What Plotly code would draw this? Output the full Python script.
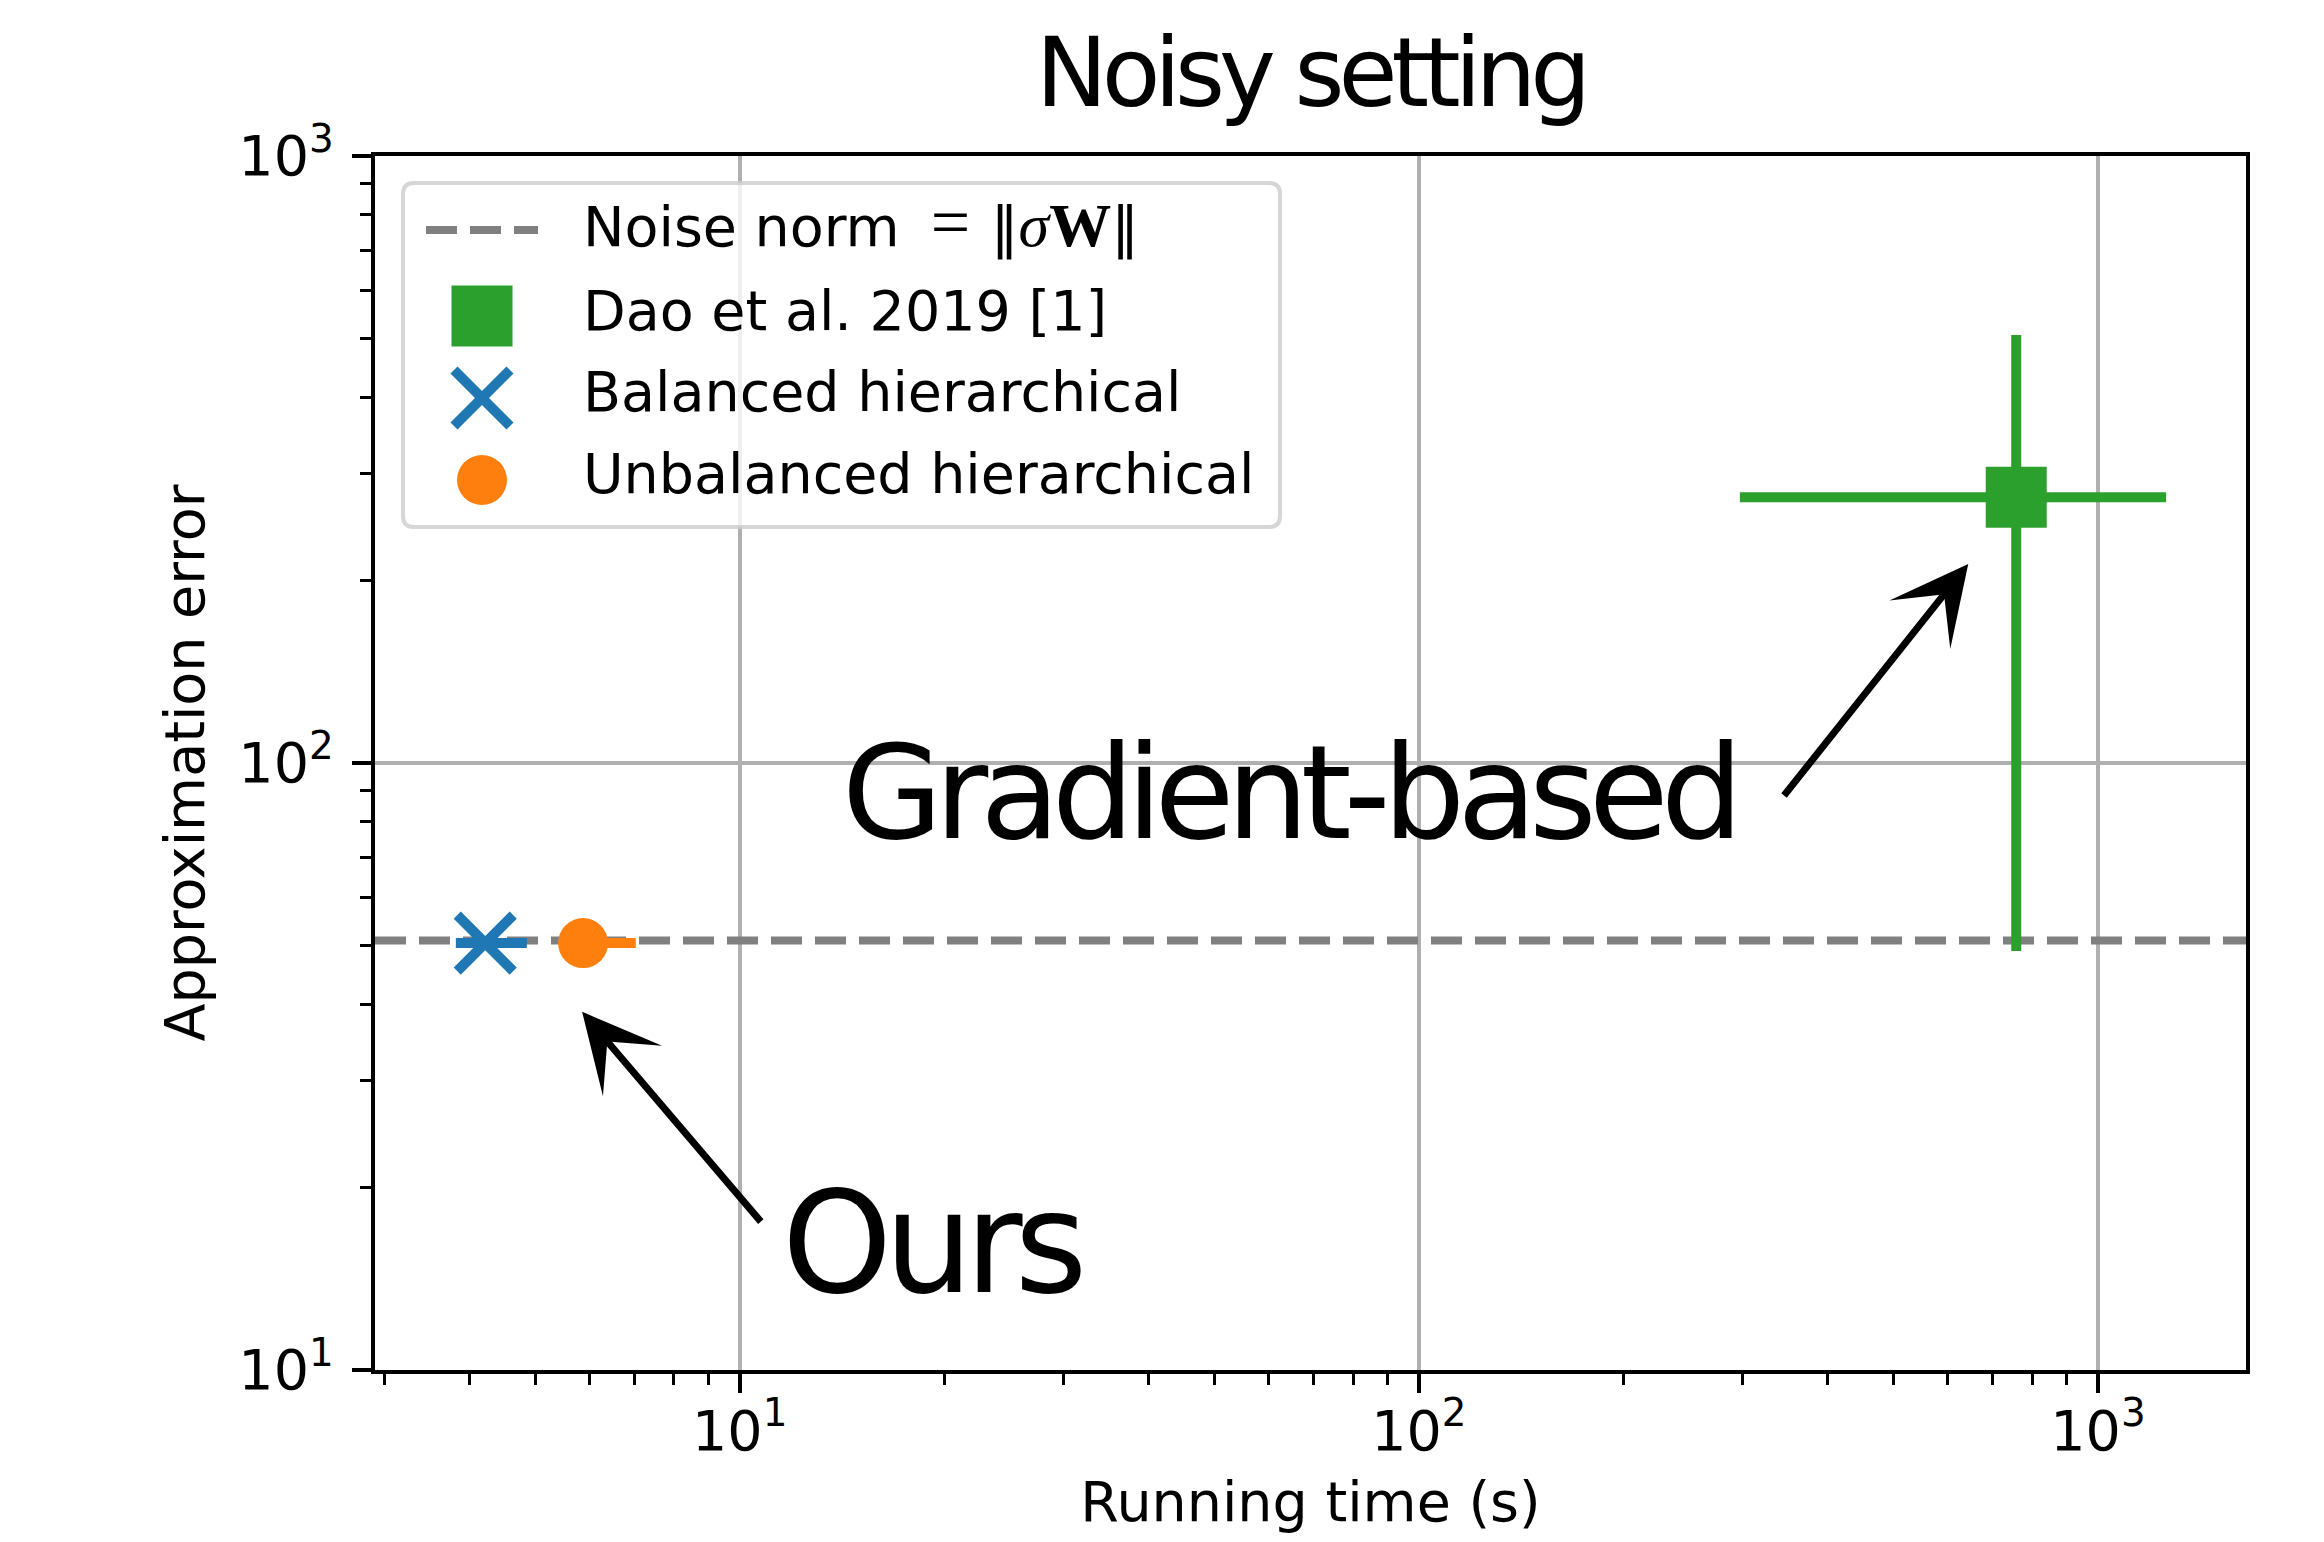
import plotly.graph_objects as go

# ---------------- data ----------------
methods = ["Dao et al. 2019 [1]", "Balanced hierarchical", "Unbalanced hierarchical"]
colors = ["#2ca02c", "#1f77b4", "#ff7f0e"]
symbols = ["square", "x-thin", "circle"]
time_mean = [758, 4.22, 5.88]
time_err_plus = [502, 0.64, 1.15]
time_err_minus = [461, 0.40, 0.35]
error_mean = [274, 50.5, 50.5]
error_err_plus = [233, 0, 0]
error_err_minus = [225, 0, 0]
noise_norm = 51.0
noise_label = "Noise norm"

major_ticks = [10, 100, 1000]
major_text = ["10<sup>1</sup>", "10<sup>2</sup>", "10<sup>3</sup>"]
minor_ticks = [m * 10 ** d for d in range(0, 4) for m in range(2, 10)]
x_log_range = [0.463, 3.218]
y_log_range = [1, 3]

# ---------------- layout constants ----------------
# the page body has an 8px margin, so the figure starts at (8, 8)
OFF = 8
W, H = 2324 - 2 * OFF, 1542 - 2 * OFF
PX0, PX1, PY0, PY1 = 375, 2246, 156, 1370          # plot area in page pixels
L, T = PX0 - OFF, PY0 - OFF
PW, PH = PX1 - PX0, PY1 - PY0
R, B = W - L - PW, H - T - PH
FS = 55.5
FONT = "DejaVu Sans"


def xp(px):
    return (px - PX0) / PW


def yp(py):
    return (PY1 - py) / PH


fig = go.Figure()

# noise norm reference line across the whole x range
fig.add_trace(go.Scatter(
    x=[10 ** x_log_range[0], 10 ** x_log_range[1]], y=[noise_norm, noise_norm],
    mode="lines", name=noise_label, showlegend=False, hoverinfo="skip",
    line=dict(color="#808080", width=8, dash="31px,13px")))

marker_sizes = [61, 56, 50]
for i, name in enumerate(methods):
    marker = dict(color=colors[i], size=marker_sizes[i], symbol=symbols[i],
                  line=dict(width=0))
    if symbols[i] == "x-thin":
        marker["line"] = dict(color=colors[i], width=10)
    fig.add_trace(go.Scatter(
        x=[time_mean[i]], y=[error_mean[i]], name=name, mode="markers",
        marker=marker,
        error_x=dict(type="data", symmetric=False, array=[time_err_plus[i]],
                     arrayminus=[time_err_minus[i]], color=colors[i],
                     thickness=10, width=0),
        error_y=dict(type="data", symmetric=False, array=[error_err_plus[i]],
                     arrayminus=[error_err_minus[i]], color=colors[i],
                     thickness=10, width=0, visible=error_err_plus[i] > 0),
        showlegend=False,
    ))

shapes = []
# ---------------- custom legend (matplotlib-like) ----------------
bx0, bx1, by0, by1, rad = 403, 1280, 183, 527, 11
xa, xb, yt, yb = xp(bx0), xp(bx1), yp(by0), yp(by1)
rx, ry = rad / PW, rad / PH
path = (f"M {xa+rx},{yt} L {xb-rx},{yt} Q {xb},{yt} {xb},{yt-ry} "
        f"L {xb},{yb+ry} Q {xb},{yb} {xb-rx},{yb} L {xa+rx},{yb} "
        f"Q {xa},{yb} {xa},{yb+ry} L {xa},{yt-ry} Q {xa},{yt} {xa+rx},{yt} Z")
shapes.append(dict(type="path", xref="paper", yref="paper", path=path,
                   fillcolor="rgba(255,255,255,0.8)", layer="above",
                   line=dict(color="rgba(204,204,204,0.8)", width=4)))

row_y = [230, 316, 398, 480]
hx = 482
shapes.append(dict(type="line", xref="paper", yref="paper", x0=xp(426), x1=xp(538),
                   y0=yp(row_y[0]), y1=yp(row_y[0]), layer="above",
                   line=dict(color="#808080", width=8, dash="31px,13px")))
s = 30.5
shapes.append(dict(type="rect", xref="paper", yref="paper", x0=xp(hx - s), x1=xp(hx + s),
                   y0=yp(row_y[1] + s), y1=yp(row_y[1] - s), layer="above",
                   fillcolor=colors[0], line=dict(width=0)))
a = 28
for sgn in (1, -1):
    shapes.append(dict(type="line", xref="paper", yref="paper",
                       x0=xp(hx - a), x1=xp(hx + a),
                       y0=yp(row_y[2] - sgn * a), y1=yp(row_y[2] + sgn * a), layer="above",
                       line=dict(color=colors[1], width=10)))
rr = 25
shapes.append(dict(type="circle", xref="paper", yref="paper", x0=xp(hx - rr), x1=xp(hx + rr),
                   y0=yp(row_y[3] + rr), y1=yp(row_y[3] - rr), layer="above",
                   fillcolor=colors[2], line=dict(width=0)))

serif = 'font-family:Liberation Serif;font-size:62px'
noise_math = (f'<span style="{serif}">\u2002<span style="font-size:70px">=</span>\u2004</span>‖'
              f'<span style="{serif}"><i>σ</i><b>W</b></span>‖')
legend_texts = [noise_label + noise_math] + methods
baselines = [249, 331, 412, 494]
annotations = []
for txt, bl in zip(legend_texts, baselines):
    annotations.append(dict(text=txt, xref="paper", yref="paper", x=xp(581),
                            y=yp(bl + 0.236 * FS + 1), xanchor="left", yanchor="bottom",
                            showarrow=False, font=dict(family=FONT, size=FS, color="black")))

# ---------------- big labels with arrows ----------------
GFS, OFS = 130, 140
annotations.append(dict(text='<span style="letter-spacing:-8px">Gradient-based</span>',
                        xref="paper", yref="paper", x=xp(840), y=yp(839 + 0.236 * GFS + 1),
                        xanchor="left", yanchor="bottom", showarrow=False,
                        font=dict(family=FONT, size=GFS, color="black")))
annotations.append(dict(text='<span style="letter-spacing:-8px">Ours</span>',
                        xref="paper", yref="paper", x=xp(780), y=yp(1293 + 0.236 * OFS + 1),
                        xanchor="left", yanchor="bottom", showarrow=False,
                        font=dict(family=FONT, size=OFS, color="black")))
arrows = [((2.809, 2.328), (2.536, 1.944)), ((0.768, 1.590), (1.033, 1.242))]
for (hxl, hyl), (txl, tyl) in arrows:
    annotations.append(dict(text="", x=hxl, y=hyl, ax=txl, ay=tyl, xref="x", yref="y",
                            axref="x", ayref="y", showarrow=True, arrowhead=3,
                            arrowwidth=7, arrowsize=1.85, arrowcolor="black", standoff=0))

axis_common = dict(type="log", showline=True, linecolor="black", linewidth=4.4, mirror=True,
                   ticks="outside", ticklen=19, tickwidth=4.4, tickcolor="black",
                   showgrid=True, gridcolor="#b0b0b0", gridwidth=4.4,
                   tickmode="array", tickvals=major_ticks, ticktext=major_text,
                   tickfont=dict(family=FONT, size=FS, color="black"),
                   minor=dict(ticks="outside", ticklen=11, tickwidth=3.3, tickcolor="black",
                              tickmode="array", tickvals=minor_ticks, showgrid=False),
                   zeroline=False, automargin=False)

fig.update_layout(
    width=W, height=H,
    margin=dict(l=L, r=R, t=T, b=B),
    paper_bgcolor="white", plot_bgcolor="white",
    font=dict(family=FONT, size=FS, color="black"),
    title=dict(text='<span style="letter-spacing:-6px">Noisy setting</span>',
               x=0.5, xref="paper", xanchor="center", y=1 - (106 - OFF) / H, yref="container",
               yanchor="bottom", font=dict(family=FONT, size=96, color="black")),
    xaxis=dict(axis_common, range=x_log_range, ticklabelstandoff=-10,
               title=dict(text="Running time (s)", font=dict(family=FONT, size=FS), standoff=33)),
    yaxis=dict(axis_common, range=y_log_range, ticklabelstandoff=7,
               title=dict(text="Approximation error", font=dict(family=FONT, size=FS), standoff=17)),
    shapes=shapes, annotations=annotations, showlegend=False,
)

fig.write_html("out.html")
--------------------
• _TASK DESCRIPTION_
Without the pictures, write out the whole listing above exactly as it appears.

• _WRITTEN SOLUTION_
What Plotly code would draw this? Output the full Python script.
import plotly.graph_objects as go

# ---------------- data ----------------
methods = ["Dao et al. 2019 [1]", "Balanced hierarchical", "Unbalanced hierarchical"]
colors = ["#2ca02c", "#1f77b4", "#ff7f0e"]
symbols = ["square", "x-thin", "circle"]
time_mean = [758, 4.22, 5.88]
time_err_plus = [502, 0.64, 1.15]
time_err_minus = [461, 0.40, 0.35]
error_mean = [274, 50.5, 50.5]
error_err_plus = [233, 0, 0]
error_err_minus = [225, 0, 0]
noise_norm = 51.0
noise_label = "Noise norm"

major_ticks = [10, 100, 1000]
major_text = ["10<sup>1</sup>", "10<sup>2</sup>", "10<sup>3</sup>"]
minor_ticks = [m * 10 ** d for d in range(0, 4) for m in range(2, 10)]
x_log_range = [0.463, 3.218]
y_log_range = [1, 3]

# ---------------- layout constants ----------------
# the page body has an 8px margin, so the figure starts at (8, 8)
OFF = 8
W, H = 2324 - 2 * OFF, 1542 - 2 * OFF
PX0, PX1, PY0, PY1 = 375, 2246, 156, 1370          # plot area in page pixels
L, T = PX0 - OFF, PY0 - OFF
PW, PH = PX1 - PX0, PY1 - PY0
R, B = W - L - PW, H - T - PH
FS = 55.5
FONT = "DejaVu Sans"


def xp(px):
    return (px - PX0) / PW


def yp(py):
    return (PY1 - py) / PH


fig = go.Figure()

# noise norm reference line across the whole x range
fig.add_trace(go.Scatter(
    x=[10 ** x_log_range[0], 10 ** x_log_range[1]], y=[noise_norm, noise_norm],
    mode="lines", name=noise_label, showlegend=False, hoverinfo="skip",
    line=dict(color="#808080", width=8, dash="31px,13px")))

marker_sizes = [61, 56, 50]
for i, name in enumerate(methods):
    marker = dict(color=colors[i], size=marker_sizes[i], symbol=symbols[i],
                  line=dict(width=0))
    if symbols[i] == "x-thin":
        marker["line"] = dict(color=colors[i], width=10)
    fig.add_trace(go.Scatter(
        x=[time_mean[i]], y=[error_mean[i]], name=name, mode="markers",
        marker=marker,
        error_x=dict(type="data", symmetric=False, array=[time_err_plus[i]],
                     arrayminus=[time_err_minus[i]], color=colors[i],
                     thickness=10, width=0),
        error_y=dict(type="data", symmetric=False, array=[error_err_plus[i]],
                     arrayminus=[error_err_minus[i]], color=colors[i],
                     thickness=10, width=0, visible=error_err_plus[i] > 0),
        showlegend=False,
    ))

shapes = []
# ---------------- custom legend (matplotlib-like) ----------------
bx0, bx1, by0, by1, rad = 403, 1280, 183, 527, 11
xa, xb, yt, yb = xp(bx0), xp(bx1), yp(by0), yp(by1)
rx, ry = rad / PW, rad / PH
path = (f"M {xa+rx},{yt} L {xb-rx},{yt} Q {xb},{yt} {xb},{yt-ry} "
        f"L {xb},{yb+ry} Q {xb},{yb} {xb-rx},{yb} L {xa+rx},{yb} "
        f"Q {xa},{yb} {xa},{yb+ry} L {xa},{yt-ry} Q {xa},{yt} {xa+rx},{yt} Z")
shapes.append(dict(type="path", xref="paper", yref="paper", path=path,
                   fillcolor="rgba(255,255,255,0.8)", layer="above",
                   line=dict(color="rgba(204,204,204,0.8)", width=4)))

row_y = [230, 316, 398, 480]
hx = 482
shapes.append(dict(type="line", xref="paper", yref="paper", x0=xp(426), x1=xp(538),
                   y0=yp(row_y[0]), y1=yp(row_y[0]), layer="above",
                   line=dict(color="#808080", width=8, dash="31px,13px")))
s = 30.5
shapes.append(dict(type="rect", xref="paper", yref="paper", x0=xp(hx - s), x1=xp(hx + s),
                   y0=yp(row_y[1] + s), y1=yp(row_y[1] - s), layer="above",
                   fillcolor=colors[0], line=dict(width=0)))
a = 28
for sgn in (1, -1):
    shapes.append(dict(type="line", xref="paper", yref="paper",
                       x0=xp(hx - a), x1=xp(hx + a),
                       y0=yp(row_y[2] - sgn * a), y1=yp(row_y[2] + sgn * a), layer="above",
                       line=dict(color=colors[1], width=10)))
rr = 25
shapes.append(dict(type="circle", xref="paper", yref="paper", x0=xp(hx - rr), x1=xp(hx + rr),
                   y0=yp(row_y[3] + rr), y1=yp(row_y[3] - rr), layer="above",
                   fillcolor=colors[2], line=dict(width=0)))

serif = 'font-family:Liberation Serif;font-size:62px'
noise_math = (f'<span style="{serif}">\u2002<span style="font-size:70px">=</span>\u2004</span>‖'
              f'<span style="{serif}"><i>σ</i><b>W</b></span>‖')
legend_texts = [noise_label + noise_math] + methods
baselines = [249, 331, 412, 494]
annotations = []
for txt, bl in zip(legend_texts, baselines):
    annotations.append(dict(text=txt, xref="paper", yref="paper", x=xp(581),
                            y=yp(bl + 0.236 * FS + 1), xanchor="left", yanchor="bottom",
                            showarrow=False, font=dict(family=FONT, size=FS, color="black")))

# ---------------- big labels with arrows ----------------
GFS, OFS = 130, 140
annotations.append(dict(text='<span style="letter-spacing:-8px">Gradient-based</span>',
                        xref="paper", yref="paper", x=xp(840), y=yp(839 + 0.236 * GFS + 1),
                        xanchor="left", yanchor="bottom", showarrow=False,
                        font=dict(family=FONT, size=GFS, color="black")))
annotations.append(dict(text='<span style="letter-spacing:-8px">Ours</span>',
                        xref="paper", yref="paper", x=xp(780), y=yp(1293 + 0.236 * OFS + 1),
                        xanchor="left", yanchor="bottom", showarrow=False,
                        font=dict(family=FONT, size=OFS, color="black")))
arrows = [((2.809, 2.328), (2.536, 1.944)), ((0.768, 1.590), (1.033, 1.242))]
for (hxl, hyl), (txl, tyl) in arrows:
    annotations.append(dict(text="", x=hxl, y=hyl, ax=txl, ay=tyl, xref="x", yref="y",
                            axref="x", ayref="y", showarrow=True, arrowhead=3,
                            arrowwidth=7, arrowsize=1.85, arrowcolor="black", standoff=0))

axis_common = dict(type="log", showline=True, linecolor="black", linewidth=4.4, mirror=True,
                   ticks="outside", ticklen=19, tickwidth=4.4, tickcolor="black",
                   showgrid=True, gridcolor="#b0b0b0", gridwidth=4.4,
                   tickmode="array", tickvals=major_ticks, ticktext=major_text,
                   tickfont=dict(family=FONT, size=FS, color="black"),
                   minor=dict(ticks="outside", ticklen=11, tickwidth=3.3, tickcolor="black",
                              tickmode="array", tickvals=minor_ticks, showgrid=False),
                   zeroline=False, automargin=False)

fig.update_layout(
    width=W, height=H,
    margin=dict(l=L, r=R, t=T, b=B),
    paper_bgcolor="white", plot_bgcolor="white",
    font=dict(family=FONT, size=FS, color="black"),
    title=dict(text='<span style="letter-spacing:-6px">Noisy setting</span>',
               x=0.5, xref="paper", xanchor="center", y=1 - (106 - OFF) / H, yref="container",
               yanchor="bottom", font=dict(family=FONT, size=96, color="black")),
    xaxis=dict(axis_common, range=x_log_range, ticklabelstandoff=-10,
               title=dict(text="Running time (s)", font=dict(family=FONT, size=FS), standoff=33)),
    yaxis=dict(axis_common, range=y_log_range, ticklabelstandoff=7,
               title=dict(text="Approximation error", font=dict(family=FONT, size=FS), standoff=17)),
    shapes=shapes, annotations=annotations, showlegend=False,
)

fig.write_html("out.html")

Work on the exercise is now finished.